Written problem:
Copy exactly the lines from the start of the material through the line with "plt.rcParams['axes.unicode_minus'] = False". Pictures stay out of the copy.
⟨
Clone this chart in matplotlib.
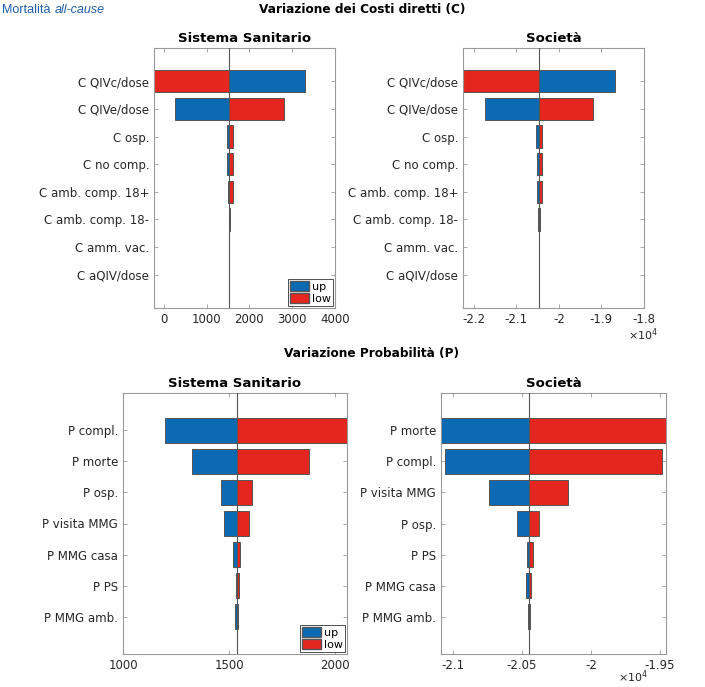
import matplotlib.pyplot as plt
import numpy as np
from matplotlib.patches import Patch
from matplotlib.ticker import FuncFormatter

plt.rcParams['font.family'] = ['DejaVu Sans']
plt.rcParams['axes.unicode_minus'] = False

# costi diretti (C)
c_labels = ["C QIVc/dose", "C QIVe/dose", "C osp.", "C no comp.",
            "C amb. comp. 18+", "C amb. comp. 18-", "C amm. vac.", "C aQIV/dose"]
ss_c_base = 1525
ss_c_up = [3310, 270, 1465, 1480, 1488, 1518, 1525, 1525]
ss_c_low = [-300, 2810, 1619, 1605, 1605, 1549, 1525, 1525]

soc_c_base = -20460
soc_c_up = [-18690, -21735, -20541, -20518, -20518, -20494, -20460, -20460]
soc_c_low = [-22400, -19197, -20391, -20400, -20400, -20450, -20460, -20460]

# probabilita (P)
p_ss_labels = ["P compl.", "P morte", "P osp.", "P visita MMG",
               "P MMG casa", "P PS", "P MMG amb."]
ss_p_base = 1536
ss_p_up = [1198, 1323, 1462, 1477, 1519, 1530, 1528]
ss_p_low = [2100, 1874, 1607, 1592, 1553, 1545, 1541]

p_soc_labels = ["P morte", "P compl.", "P visita MMG", "P osp.",
                "P PS", "P MMG casa", "P MMG amb."]
soc_p_base = -20449
soc_p_up = [-21150, -21058, -20734, -20534, -20462, -20469, -20455]
soc_p_low = [-19400, -19486, -20168, -20373, -20421, -20433, -20440]

BLUE = '#0b6ab1'
RED = '#e5261f'
W, H = 705, 687


def px_axes(fig, x0, x1, y0, y1):
    return fig.add_axes([x0 / W, (H - y1) / H, (x1 - x0) / W, (y1 - y0) / H])


def tornado(ax, labels, base, up, low, xlim, xticks, sci=False):
    n = len(labels)
    y = np.arange(1, n + 1)
    up = np.array(up, dtype=float)
    low = np.array(low, dtype=float)
    ax.barh(y, up - base, left=base, height=0.8, color=BLUE,
            edgecolor='#555555', linewidth=0.7, zorder=2)
    ax.barh(y, low - base, left=base, height=0.8, color=RED,
            edgecolor='#555555', linewidth=0.7, zorder=2)
    ax.axvline(base, color='#555555', linewidth=0.8, zorder=3)
    ax.set_xlim(*xlim)
    ax.set_ylim(n + 1.2, -0.2)
    ax.set_yticks(y)
    ax.set_yticklabels(labels)
    ax.set_xticks(xticks)
    if sci:
        ax.xaxis.set_major_formatter(FuncFormatter(lambda v, p: f"{v / 1e4:g}"))
    ax.tick_params(direction='in', length=3, width=0.6, top=True, right=True,
                   labelsize=8.5, colors='#999999', labelcolor='#262626')
    for s in ax.spines.values():
        s.set_color('#999999')
        s.set_linewidth(0.8)


fig = plt.figure(figsize=(W / 100, H / 100), dpi=100)

ax1 = px_axes(fig, 154, 335, 48, 308)
tornado(ax1, c_labels, ss_c_base, ss_c_up, ss_c_low, (-230, 4000),
        [0, 1000, 2000, 3000, 4000])
ax1.set_title("Sistema Sanitario", fontsize=9.5, fontweight='bold', pad=4)

ax2 = px_axes(fig, 463, 644, 48, 308)
tornado(ax2, c_labels, soc_c_base, soc_c_up, soc_c_low, (-22250, -18000),
        [-22000, -21000, -20000, -19000, -18000], sci=True)
ax2.set_title("Società", fontsize=9.5, fontweight='bold', pad=4)

ax3 = px_axes(fig, 123, 347, 393, 654)
tornado(ax3, p_ss_labels, ss_p_base, ss_p_up, ss_p_low, (1000, 2055),
        [1000, 1500, 2000])
ax3.set_title("Sistema Sanitario", fontsize=9.5, fontweight='bold', pad=4)

ax4 = px_axes(fig, 441, 666, 393, 654)
tornado(ax4, p_soc_labels, soc_p_base, soc_p_up, soc_p_low, (-21084, -19457),
        [-21000, -20500, -20000, -19500], sci=True)
ax4.set_title("Società", fontsize=9.5, fontweight='bold', pad=4)

handles = [Patch(facecolor=BLUE, edgecolor='#555555', label='up'),
           Patch(facecolor=RED, edgecolor='#555555', label='low')]
for ax in (ax1, ax3):
    leg = ax.legend(handles=handles, loc='lower right', fontsize=8,
                    handlelength=1.7, handleheight=1.0, borderpad=0.2,
                    labelspacing=0.05, handletextpad=0.2, borderaxespad=0.2,
                    fancybox=False, framealpha=1)
    leg.get_frame().set_edgecolor('#333333')
    leg.get_frame().set_linewidth(0.6)

fig.text(628 / W, 1 - 335 / H, r"$\times$10$^4$", fontsize=8, color='#262626',
         ha='left', va='center')
fig.text(618 / W, 1 - 677 / H, r"$\times$10$^4$", fontsize=8, color='#262626',
         ha='left', va='center')

fig.text(2 / W, 1 - 10 / H, "Mortalità", fontsize=9, color='#1f5fa8',
         ha='left', va='center', family='Liberation Sans')
fig.text(55 / W, 1 - 10 / H, "all-cause", fontsize=9, color='#1f5fa8',
         ha='left', va='center', style='italic', family='Liberation Sans')

fig.text(362 / W, 1 - 10 / H, "Variazione dei Costi diretti (C)", fontsize=8.7,
         fontweight='bold', ha='center', va='center')
fig.text(371 / W, 1 - 354 / H, "Variazione Probabilità (P)", fontsize=8.7,
         fontweight='bold', ha='center', va='center')

fig.savefig("out.png", dpi=100)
⟩
Response to the task:
Clone this chart in matplotlib.
import matplotlib.pyplot as plt
import numpy as np
from matplotlib.patches import Patch
from matplotlib.ticker import FuncFormatter

plt.rcParams['font.family'] = ['DejaVu Sans']
plt.rcParams['axes.unicode_minus'] = False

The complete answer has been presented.